▶ Task prompt:
Retype all of the listing exactly, passing over any picture you find.

▶ Source material:
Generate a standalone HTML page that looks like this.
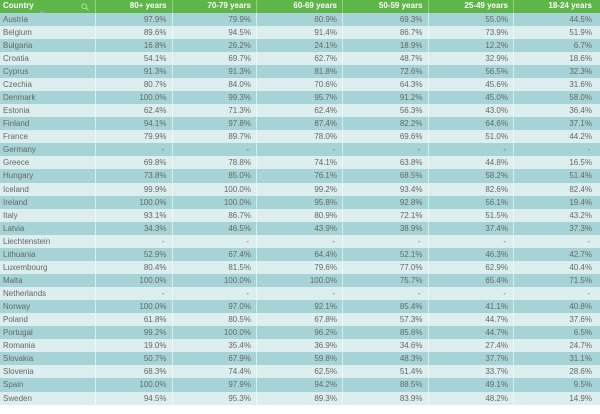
<!DOCTYPE html>
<html><head><meta charset="utf-8">
<style>
*{margin:0;padding:0;box-sizing:border-box}
html,body{width:600px;height:414px;background:#fff;overflow:hidden}
body{font-family:"Liberation Sans",Arial,sans-serif;font-size:8px;color:#666;position:relative}
.r{display:grid;grid-template-columns:95px 76.5px 84.5px 86px 85.5px 85.5px 87px;height:13.07px;line-height:13.07px;width:600px}
.r div{text-align:right;padding-right:5px;border-left:1px solid rgba(255,255,255,0.55);white-space:nowrap;overflow:hidden}
.r div:first-child{text-align:left;padding-left:3px;border-left:none}
.r div:last-child{padding-right:8px}
.n div{padding-right:7px}
.n div:last-child{padding-right:10px}
.h{height:12.7px;line-height:12.7px;background:#5db647;color:#fff;font-weight:bold}
.h div{border-left:1px solid rgba(255,255,255,0.35)}
.d{background:#a6d4d6}
.l{background:#ddeeee}
.tri{position:absolute;left:39px;top:10px;width:0;height:0;border-left:3px solid transparent;border-right:3px solid transparent;border-bottom:3px solid #8aa9aa}
.mag{position:absolute;left:81px;top:3px}
</style></head><body>
<div class="r h"><div>Country</div><div>80+ years</div><div>70-79 years</div><div>60-69 years</div><div>50-59 years</div><div>25-49 years</div><div>18-24 years</div></div>
<div class="r d"><div>Austria</div><div>97.9%</div><div>79.9%</div><div>80.9%</div><div>69.3%</div><div>55.0%</div><div>44.5%</div></div>
<div class="r l"><div>Belgium</div><div>89.6%</div><div>94.5%</div><div>91.4%</div><div>86.7%</div><div>73.9%</div><div>51.9%</div></div>
<div class="r d"><div>Bulgaria</div><div>16.8%</div><div>26.2%</div><div>24.1%</div><div>18.9%</div><div>12.2%</div><div>6.7%</div></div>
<div class="r l"><div>Croatia</div><div>54.1%</div><div>69.7%</div><div>62.7%</div><div>48.7%</div><div>32.9%</div><div>18.6%</div></div>
<div class="r d"><div>Cyprus</div><div>91.3%</div><div>91.3%</div><div>81.8%</div><div>72.6%</div><div>56.5%</div><div>32.3%</div></div>
<div class="r l"><div>Czechia</div><div>80.7%</div><div>84.0%</div><div>70.6%</div><div>64.3%</div><div>45.6%</div><div>31.6%</div></div>
<div class="r d"><div>Denmark</div><div>100.0%</div><div>99.3%</div><div>95.7%</div><div>91.2%</div><div>45.0%</div><div>58.0%</div></div>
<div class="r l"><div>Estonia</div><div>62.4%</div><div>71.3%</div><div>62.4%</div><div>56.3%</div><div>43.0%</div><div>36.4%</div></div>
<div class="r d"><div>Finland</div><div>94.1%</div><div>97.8%</div><div>87.4%</div><div>82.2%</div><div>64.6%</div><div>37.1%</div></div>
<div class="r l"><div>France</div><div>79.9%</div><div>89.7%</div><div>78.0%</div><div>69.6%</div><div>51.0%</div><div>44.2%</div></div>
<div class="r d n"><div>Germany</div><div>-</div><div>-</div><div>-</div><div>-</div><div>-</div><div>-</div></div>
<div class="r l"><div>Greece</div><div>69.8%</div><div>78.8%</div><div>74.1%</div><div>63.8%</div><div>44.8%</div><div>16.5%</div></div>
<div class="r d"><div>Hungary</div><div>73.8%</div><div>85.0%</div><div>76.1%</div><div>68.5%</div><div>58.2%</div><div>51.4%</div></div>
<div class="r l"><div>Iceland</div><div>99.9%</div><div>100.0%</div><div>99.2%</div><div>93.4%</div><div>82.6%</div><div>82.4%</div></div>
<div class="r d"><div>Ireland</div><div>100.0%</div><div>100.0%</div><div>95.8%</div><div>92.8%</div><div>56.1%</div><div>19.4%</div></div>
<div class="r l"><div>Italy</div><div>93.1%</div><div>86.7%</div><div>80.9%</div><div>72.1%</div><div>51.5%</div><div>43.2%</div></div>
<div class="r d"><div>Latvia</div><div>34.3%</div><div>46.5%</div><div>43.9%</div><div>38.9%</div><div>37.4%</div><div>37.3%</div></div>
<div class="r l n"><div>Liechtenstein</div><div>-</div><div>-</div><div>-</div><div>-</div><div>-</div><div>-</div></div>
<div class="r d"><div>Lithuania</div><div>52.9%</div><div>67.4%</div><div>64.4%</div><div>52.1%</div><div>46.3%</div><div>42.7%</div></div>
<div class="r l"><div>Luxembourg</div><div>80.4%</div><div>81.5%</div><div>79.6%</div><div>77.0%</div><div>62.9%</div><div>40.4%</div></div>
<div class="r d"><div>Malta</div><div>100.0%</div><div>100.0%</div><div>100.0%</div><div>75.7%</div><div>65.4%</div><div>71.5%</div></div>
<div class="r l n"><div>Netherlands</div><div>-</div><div>-</div><div>-</div><div>-</div><div>-</div><div>-</div></div>
<div class="r d"><div>Norway</div><div>100.0%</div><div>97.0%</div><div>92.1%</div><div>85.4%</div><div>41.1%</div><div>40.8%</div></div>
<div class="r l"><div>Poland</div><div>61.8%</div><div>80.5%</div><div>67.8%</div><div>57.3%</div><div>44.7%</div><div>37.6%</div></div>
<div class="r d"><div>Portugal</div><div>99.2%</div><div>100.0%</div><div>96.2%</div><div>85.6%</div><div>44.7%</div><div>6.5%</div></div>
<div class="r l"><div>Romania</div><div>19.0%</div><div>35.4%</div><div>36.9%</div><div>34.6%</div><div>27.4%</div><div>24.7%</div></div>
<div class="r d"><div>Slovakia</div><div>50.7%</div><div>67.9%</div><div>59.8%</div><div>48.3%</div><div>37.7%</div><div>31.1%</div></div>
<div class="r l"><div>Slovenia</div><div>68.3%</div><div>74.4%</div><div>62.5%</div><div>51.4%</div><div>33.7%</div><div>28.6%</div></div>
<div class="r d"><div>Spain</div><div>100.0%</div><div>97.9%</div><div>94.2%</div><div>88.5%</div><div>49.1%</div><div>9.5%</div></div>
<div class="r l"><div>Sweden</div><div>94.5%</div><div>95.3%</div><div>89.3%</div><div>83.9%</div><div>48.2%</div><div>14.9%</div></div>
<div class="tri"></div>
<svg class="mag" width="8" height="8" viewBox="0 0 8 8"><circle cx="3.2" cy="3.2" r="2.4" fill="none" stroke="#b5e2a8" stroke-width="0.9"/><line x1="5" y1="5" x2="7.4" y2="7.4" stroke="#b5e2a8" stroke-width="1"/></svg>
</body></html>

▶ Exercise answer:
Generate a standalone HTML page that looks like this.
<!DOCTYPE html>
<html><head><meta charset="utf-8">
<style>
*{margin:0;padding:0;box-sizing:border-box}
html,body{width:600px;height:414px;background:#fff;overflow:hidden}
body{font-family:"Liberation Sans",Arial,sans-serif;font-size:8px;color:#666;position:relative}
.r{display:grid;grid-template-columns:95px 76.5px 84.5px 86px 85.5px 85.5px 87px;height:13.07px;line-height:13.07px;width:600px}
.r div{text-align:right;padding-right:5px;border-left:1px solid rgba(255,255,255,0.55);white-space:nowrap;overflow:hidden}
.r div:first-child{text-align:left;padding-left:3px;border-left:none}
.r div:last-child{padding-right:8px}
.n div{padding-right:7px}
.n div:last-child{padding-right:10px}
.h{height:12.7px;line-height:12.7px;background:#5db647;color:#fff;font-weight:bold}
.h div{border-left:1px solid rgba(255,255,255,0.35)}
.d{background:#a6d4d6}
.l{background:#ddeeee}
.tri{position:absolute;left:39px;top:10px;width:0;height:0;border-left:3px solid transparent;border-right:3px solid transparent;border-bottom:3px solid #8aa9aa}
.mag{position:absolute;left:81px;top:3px}
</style></head><body>
<div class="r h"><div>Country</div><div>80+ years</div><div>70-79 years</div><div>60-69 years</div><div>50-59 years</div><div>25-49 years</div><div>18-24 years</div></div>
<div class="r d"><div>Austria</div><div>97.9%</div><div>79.9%</div><div>80.9%</div><div>69.3%</div><div>55.0%</div><div>44.5%</div></div>
<div class="r l"><div>Belgium</div><div>89.6%</div><div>94.5%</div><div>91.4%</div><div>86.7%</div><div>73.9%</div><div>51.9%</div></div>
<div class="r d"><div>Bulgaria</div><div>16.8%</div><div>26.2%</div><div>24.1%</div><div>18.9%</div><div>12.2%</div><div>6.7%</div></div>
<div class="r l"><div>Croatia</div><div>54.1%</div><div>69.7%</div><div>62.7%</div><div>48.7%</div><div>32.9%</div><div>18.6%</div></div>
<div class="r d"><div>Cyprus</div><div>91.3%</div><div>91.3%</div><div>81.8%</div><div>72.6%</div><div>56.5%</div><div>32.3%</div></div>
<div class="r l"><div>Czechia</div><div>80.7%</div><div>84.0%</div><div>70.6%</div><div>64.3%</div><div>45.6%</div><div>31.6%</div></div>
<div class="r d"><div>Denmark</div><div>100.0%</div><div>99.3%</div><div>95.7%</div><div>91.2%</div><div>45.0%</div><div>58.0%</div></div>
<div class="r l"><div>Estonia</div><div>62.4%</div><div>71.3%</div><div>62.4%</div><div>56.3%</div><div>43.0%</div><div>36.4%</div></div>
<div class="r d"><div>Finland</div><div>94.1%</div><div>97.8%</div><div>87.4%</div><div>82.2%</div><div>64.6%</div><div>37.1%</div></div>
<div class="r l"><div>France</div><div>79.9%</div><div>89.7%</div><div>78.0%</div><div>69.6%</div><div>51.0%</div><div>44.2%</div></div>
<div class="r d n"><div>Germany</div><div>-</div><div>-</div><div>-</div><div>-</div><div>-</div><div>-</div></div>
<div class="r l"><div>Greece</div><div>69.8%</div><div>78.8%</div><div>74.1%</div><div>63.8%</div><div>44.8%</div><div>16.5%</div></div>
<div class="r d"><div>Hungary</div><div>73.8%</div><div>85.0%</div><div>76.1%</div><div>68.5%</div><div>58.2%</div><div>51.4%</div></div>
<div class="r l"><div>Iceland</div><div>99.9%</div><div>100.0%</div><div>99.2%</div><div>93.4%</div><div>82.6%</div><div>82.4%</div></div>
<div class="r d"><div>Ireland</div><div>100.0%</div><div>100.0%</div><div>95.8%</div><div>92.8%</div><div>56.1%</div><div>19.4%</div></div>
<div class="r l"><div>Italy</div><div>93.1%</div><div>86.7%</div><div>80.9%</div><div>72.1%</div><div>51.5%</div><div>43.2%</div></div>
<div class="r d"><div>Latvia</div><div>34.3%</div><div>46.5%</div><div>43.9%</div><div>38.9%</div><div>37.4%</div><div>37.3%</div></div>
<div class="r l n"><div>Liechtenstein</div><div>-</div><div>-</div><div>-</div><div>-</div><div>-</div><div>-</div></div>
<div class="r d"><div>Lithuania</div><div>52.9%</div><div>67.4%</div><div>64.4%</div><div>52.1%</div><div>46.3%</div><div>42.7%</div></div>
<div class="r l"><div>Luxembourg</div><div>80.4%</div><div>81.5%</div><div>79.6%</div><div>77.0%</div><div>62.9%</div><div>40.4%</div></div>
<div class="r d"><div>Malta</div><div>100.0%</div><div>100.0%</div><div>100.0%</div><div>75.7%</div><div>65.4%</div><div>71.5%</div></div>
<div class="r l n"><div>Netherlands</div><div>-</div><div>-</div><div>-</div><div>-</div><div>-</div><div>-</div></div>
<div class="r d"><div>Norway</div><div>100.0%</div><div>97.0%</div><div>92.1%</div><div>85.4%</div><div>41.1%</div><div>40.8%</div></div>
<div class="r l"><div>Poland</div><div>61.8%</div><div>80.5%</div><div>67.8%</div><div>57.3%</div><div>44.7%</div><div>37.6%</div></div>
<div class="r d"><div>Portugal</div><div>99.2%</div><div>100.0%</div><div>96.2%</div><div>85.6%</div><div>44.7%</div><div>6.5%</div></div>
<div class="r l"><div>Romania</div><div>19.0%</div><div>35.4%</div><div>36.9%</div><div>34.6%</div><div>27.4%</div><div>24.7%</div></div>
<div class="r d"><div>Slovakia</div><div>50.7%</div><div>67.9%</div><div>59.8%</div><div>48.3%</div><div>37.7%</div><div>31.1%</div></div>
<div class="r l"><div>Slovenia</div><div>68.3%</div><div>74.4%</div><div>62.5%</div><div>51.4%</div><div>33.7%</div><div>28.6%</div></div>
<div class="r d"><div>Spain</div><div>100.0%</div><div>97.9%</div><div>94.2%</div><div>88.5%</div><div>49.1%</div><div>9.5%</div></div>
<div class="r l"><div>Sweden</div><div>94.5%</div><div>95.3%</div><div>89.3%</div><div>83.9%</div><div>48.2%</div><div>14.9%</div></div>
<div class="tri"></div>
<svg class="mag" width="8" height="8" viewBox="0 0 8 8"><circle cx="3.2" cy="3.2" r="2.4" fill="none" stroke="#b5e2a8" stroke-width="0.9"/><line x1="5" y1="5" x2="7.4" y2="7.4" stroke="#b5e2a8" stroke-width="1"/></svg>
</body></html>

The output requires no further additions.